_EXERCISE GOAL_. Where a line contains the word "React", copy that line in full.

_DATA SHOWN_.
__________________________________________________
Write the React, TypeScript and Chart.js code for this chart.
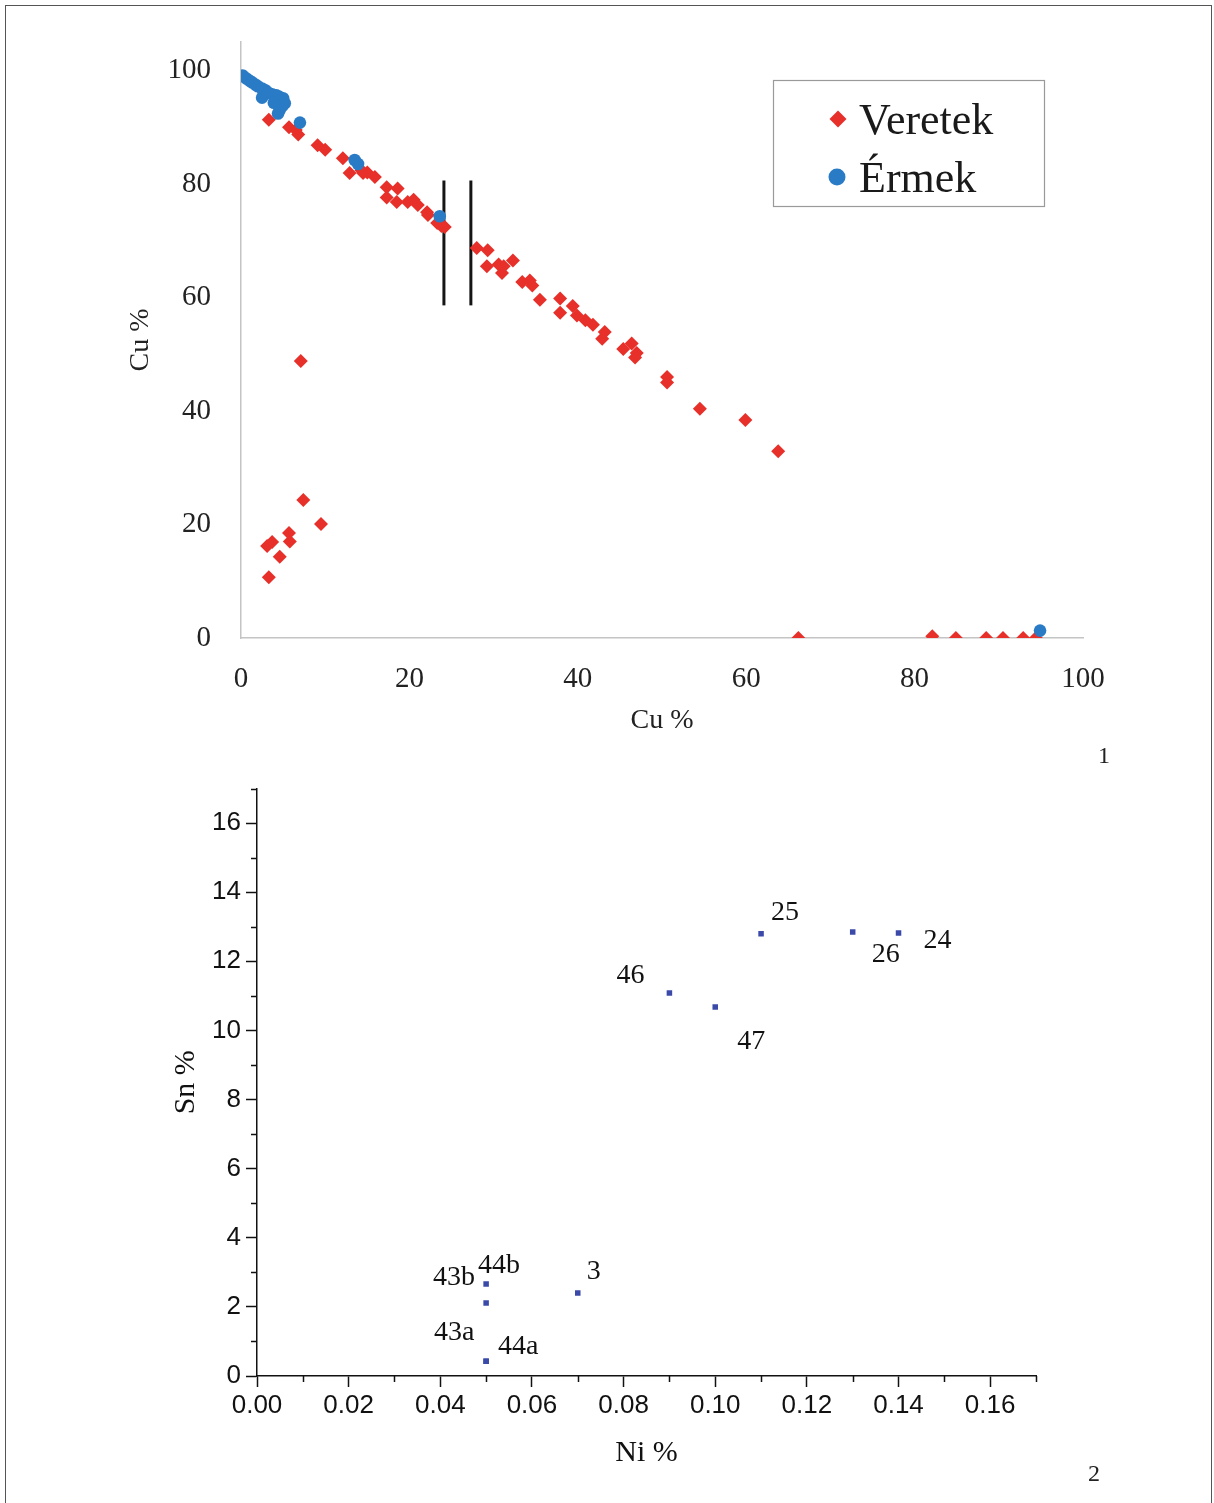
import React, { useEffect, useRef } from 'react';
import { Chart, registerables } from 'chart.js';
Chart.register(...registerables);

// ---------- Data: chart 1 (Cu % vs Cu %) ----------
const veretekX = [3.3, 5.7, 6.5, 6.8, 9.1, 10.0, 12.1, 12.9, 14.3, 14.5, 15.0, 15.9, 17.3, 17.3, 18.6, 18.5, 19.8, 20.5, 21.0, 22.1, 22.2, 23.3, 23.8, 24.2, 28.0, 29.3, 29.2, 30.6, 31.0, 31.2, 32.3, 33.4, 34.3, 34.6, 35.5, 37.9, 37.9, 39.4, 39.9, 40.9, 41.8, 43.2, 42.9, 45.4, 46.4, 47.0, 46.8, 50.6, 50.6, 54.5, 59.9, 63.8, 7.1, 7.4, 9.5, 5.7, 5.8, 3.7, 3.1, 4.6, 3.3, 66.2, 82.1, 84.9, 88.5, 90.5, 92.9, 94.4];
const veretekY = [91.3, 90.0, 89.5, 88.7, 86.8, 86.0, 84.5, 81.9, 82.4, 81.9, 82.0, 81.2, 79.4, 77.6, 79.2, 76.8, 76.8, 77.2, 76.3, 75.0, 74.5, 73.1, 72.6, 72.4, 68.7, 68.3, 65.5, 65.8, 64.3, 65.5, 66.5, 62.7, 63.0, 62.1, 59.6, 59.8, 57.3, 58.5, 56.8, 56.0, 55.2, 53.9, 52.7, 50.9, 51.9, 50.2, 49.4, 46.0, 45.0, 40.4, 38.4, 32.9, 48.8, 24.3, 20.1, 18.5, 17.0, 16.9, 16.2, 14.3, 10.7, 0.0, 0.3, 0.0, 0.0, 0.0, 0.0, 0.0];
const ermekX = [0.2, 0.6, 1.0, 1.3, 1.7, 2.0, 2.5, 2.9, 2.5, 3.2, 3.7, 4.2, 4.5, 5.0, 5.2, 4.9, 4.6, 4.4, 3.9, 7.0, 13.5, 13.9, 23.6, 94.9];
const ermekY = [99.1, 98.6, 98.2, 97.9, 97.5, 97.2, 96.8, 96.5, 95.2, 96.1, 95.8, 95.6, 95.4, 95.1, 94.2, 93.7, 93.0, 92.4, 94.3, 90.8, 84.2, 83.5, 74.3, 1.3];
const dividerX = [24.1, 27.3];
const dividerY = [58.6, 80.6];
const cuTicks = [0, 20, 40, 60, 80, 100];
const legendLabels = ['Veretek', 'Érmek'];

// ---------- Data: chart 2 (Sn % vs Ni %) ----------
const sampleNames = ['25', '26', '24', '46', '47', '44b', '43b', '3', '43a', '44a'];
const niValues = [0.11, 0.13, 0.14, 0.09, 0.10, 0.05, 0.05, 0.07, 0.05, 0.05];
const snValues = [12.8, 12.85, 12.82, 11.08, 10.68, 2.66, 2.11, 2.40, 0.43, 0.43];
const niTicks = [0, 0.02, 0.04, 0.06, 0.08, 0.10, 0.12, 0.14, 0.16];
const snTicks = [0, 2, 4, 6, 8, 10, 12, 14, 16];

// ---------- Layout / style ----------
const LABEL_OFFSETS: [number, number][] = [
  [24, -21], [33, 23], [39, 8], [-39, -17], [36, 35], [13, -18], [-32, -25], [16, -21], [-32, -28], [32, -14],
];
const SERIF = '"Liberation Serif", "Times New Roman", serif';
const SANS = '"Liberation Sans", Arial, sans-serif';
const RED = '#e8302a';
const BLUE = '#2a7bc6';
const NAVY = '#3b4aa9';

const toPts = (xs: number[], ys: number[]) => xs.map((x, i) => ({ x, y: ys[i] }));

const legendPlugin = {
  id: 'customLegend',
  afterDraw(chart: any) {
    const ctx = chart.ctx;
    ctx.save();
    ctx.strokeStyle = '#9a9a9a';
    ctx.lineWidth = 1.2;
    ctx.strokeRect(773.5, 80.5, 271, 126);
    ctx.fillStyle = RED;
    ctx.beginPath();
    const dx = 838, dy = 119, r = 8.5;
    ctx.moveTo(dx, dy - r); ctx.lineTo(dx + r, dy); ctx.lineTo(dx, dy + r); ctx.lineTo(dx - r, dy); ctx.closePath();
    ctx.fill();
    ctx.fillStyle = BLUE;
    ctx.beginPath();
    ctx.arc(837, 177, 8.5, 0, Math.PI * 2);
    ctx.fill();
    ctx.fillStyle = '#1a1a1a';
    ctx.font = `44px ${SERIF}`;
    ctx.textAlign = 'left';
    ctx.textBaseline = 'alphabetic';
    ctx.fillText(legendLabels[0], 859, 134);
    ctx.fillText(legendLabels[1], 859, 192);
    ctx.restore();
  },
};

const pointLabelPlugin = {
  id: 'pointLabels',
  afterDatasetsDraw(chart: any) {
    const ctx = chart.ctx;
    const meta = chart.getDatasetMeta(0);
    ctx.save();
    ctx.font = `28px ${SERIF}`;
    ctx.fillStyle = '#111';
    ctx.textAlign = 'center';
    ctx.textBaseline = 'middle';
    meta.data.forEach((el: any, i: number) => {
      const [ox, oy] = LABEL_OFFSETS[i];
      ctx.fillText(sampleNames[i], el.x + ox, el.y + oy);
    });
    ctx.restore();
  },
};

const minorTickPlugin = {
  id: 'minorTicks',
  afterDraw(chart: any) {
    const ctx = chart.ctx;
    const xs = chart.scales.x;
    const ys = chart.scales.y;
    const area = chart.chartArea;
    ctx.save();
    ctx.strokeStyle = '#111';
    ctx.lineWidth = 1.5;
    ctx.beginPath();
    for (let k = 1; k <= 17; k += 2) {
      const px = Math.round(xs.getPixelForValue(k / 100)) + 0.5;
      ctx.moveTo(px, area.bottom);
      ctx.lineTo(px, area.bottom + 6);
      const py = Math.round(ys.getPixelForValue(k)) + 0.5;
      ctx.moveTo(area.left, py);
      ctx.lineTo(area.left - 6, py);
    }
    ctx.stroke();
    ctx.restore();
  },
};

export default function App() {
  const topRef = useRef<HTMLCanvasElement>(null);
  const botRef = useRef<HTMLCanvasElement>(null);

  useEffect(() => {
    const c1 = new Chart(topRef.current as HTMLCanvasElement, {
      type: 'scatter',
      data: {
        datasets: [
          { label: legendLabels[1], data: toPts(ermekX, ermekY), pointStyle: 'circle', pointRadius: 6.3, backgroundColor: BLUE, borderWidth: 0, order: 0 } as any,
          { label: legendLabels[0], data: toPts(veretekX, veretekY), pointStyle: 'rectRot', pointRadius: 7, backgroundColor: RED, borderWidth: 0, order: 1 } as any,
          { label: 'a', data: toPts([dividerX[0], dividerX[0]], dividerY), showLine: true, borderColor: '#151515', borderWidth: 3, pointRadius: 0, order: 2 } as any,
          { label: 'b', data: toPts([dividerX[1], dividerX[1]], dividerY), showLine: true, borderColor: '#151515', borderWidth: 3, pointRadius: 0, order: 2 } as any,
        ],
      },
      options: {
        responsive: false,
        animation: false,
        devicePixelRatio: 1,
        layout: { padding: { top: 42, right: 131, left: 0, bottom: 0 } },
        plugins: { legend: { display: false }, tooltip: { enabled: false } },
        scales: {
          x: {
            type: 'linear', min: 0, max: 100,
            afterBuildTicks: (s: any) => { s.ticks = cuTicks.map((v) => ({ value: v })); },
            ticks: { font: { family: SERIF, size: 29 }, color: '#222', padding: 16 },
            grid: { display: false },
            border: { color: '#c4c4c4', width: 1.5 },
            title: { display: true, text: 'Cu %', font: { family: SERIF, size: 28 }, color: '#222', padding: { top: 0, bottom: 33 } },
            afterFit: (s: any) => { s.height = 132; s.paddingLeft = 0; s.paddingRight = 0; },
          } as any,
          y: {
            type: 'linear', min: 0, max: 105,
            afterBuildTicks: (s: any) => { s.ticks = cuTicks.map((v) => ({ value: v })); },
            ticks: { font: { family: SERIF, size: 29 }, color: '#222', padding: 22 },
            grid: { display: false },
            border: { color: '#c4c4c4', width: 1.5 },
            title: { display: true, text: 'Cu %', font: { family: SERIF, size: 28 }, color: '#222', padding: { top: 124, bottom: 0 } },
            afterFit: (s: any) => { s.width = 241; s.paddingTop = 0; s.paddingBottom = 0; },
          } as any,
        },
      },
      plugins: [legendPlugin],
    });

    const c2 = new Chart(botRef.current as HTMLCanvasElement, {
      type: 'scatter',
      data: {
        datasets: [
          { label: 'Sn', data: toPts(niValues, snValues), pointStyle: 'rect', pointRadius: 3.9, backgroundColor: NAVY, borderWidth: 0 } as any,
        ],
      },
      options: {
        responsive: false,
        animation: false,
        devicePixelRatio: 1,
        layout: { padding: { top: 18.5, right: 178, left: 0, bottom: 0 } },
        plugins: { legend: { display: false }, tooltip: { enabled: false } },
        scales: {
          x: {
            type: 'linear', min: 0, max: 0.17,
            afterBuildTicks: (s: any) => { s.ticks = niTicks.map((v) => ({ value: v })); },
            ticks: { font: { family: SANS, size: 26 }, color: '#111', padding: 3, callback: (v: any) => Number(v).toFixed(2) },
            grid: { display: true, drawOnChartArea: false, drawTicks: true, tickLength: 11, tickColor: '#111', tickWidth: 1.5 },
            border: { color: '#111', width: 1.5 },
            title: { display: true, text: 'Ni %', font: { family: SERIF, size: 30 }, color: '#111', padding: { top: 0, bottom: 32 } },
            afterFit: (s: any) => { s.height = 127; s.paddingLeft = 0; s.paddingRight = 0; },
          } as any,
          y: {
            type: 'linear', min: 0, max: 17,
            afterBuildTicks: (s: any) => { s.ticks = snTicks.map((v) => ({ value: v })); },
            ticks: { font: { family: SANS, size: 26 }, color: '#111', padding: 5 },
            grid: { display: true, drawOnChartArea: false, drawTicks: true, tickLength: 11, tickColor: '#111', tickWidth: 1.5 },
            border: { color: '#111', width: 1.5 },
            title: { display: true, text: 'Sn %', font: { family: SERIF, size: 30 }, color: '#111', padding: { top: 168, bottom: 0 } },
            afterFit: (s: any) => { s.width = 257; s.paddingTop = 0; s.paddingBottom = 0; },
          } as any,
        },
      },
      plugins: [pointLabelPlugin, minorTickPlugin],
    });

    return () => { c1.destroy(); c2.destroy(); };
  }, []);

  return (
    <div style={{ position: 'absolute', left: 0, top: 0, width: 1214, height: 1503, background: '#fff', overflow: 'hidden' }}>
      <div style={{ position: 'absolute', left: 5, top: 5, width: 1205, height: 1520, borderTop: '1.5px solid #555', borderLeft: '1.5px solid #555', borderRight: '1.5px solid #555' }} />
      <canvas ref={topRef} width={1214} height={770} style={{ position: 'absolute', left: 0, top: 0 }} />
      <canvas ref={botRef} width={1214} height={733} style={{ position: 'absolute', left: 0, top: 770 }} />
      <div style={{ position: 'absolute', left: 1098, top: 740, fontFamily: SERIF, fontSize: 24, color: '#222', lineHeight: '30px' }}>1</div>
      <div style={{ position: 'absolute', left: 1088, top: 1458, fontFamily: SERIF, fontSize: 24, color: '#222', lineHeight: '30px' }}>2</div>
    </div>
  );
}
__________________________________________________
_THE RESPONSE_.
Write the React, TypeScript and Chart.js code for this chart.
import React, { useEffect, useRef } from 'react';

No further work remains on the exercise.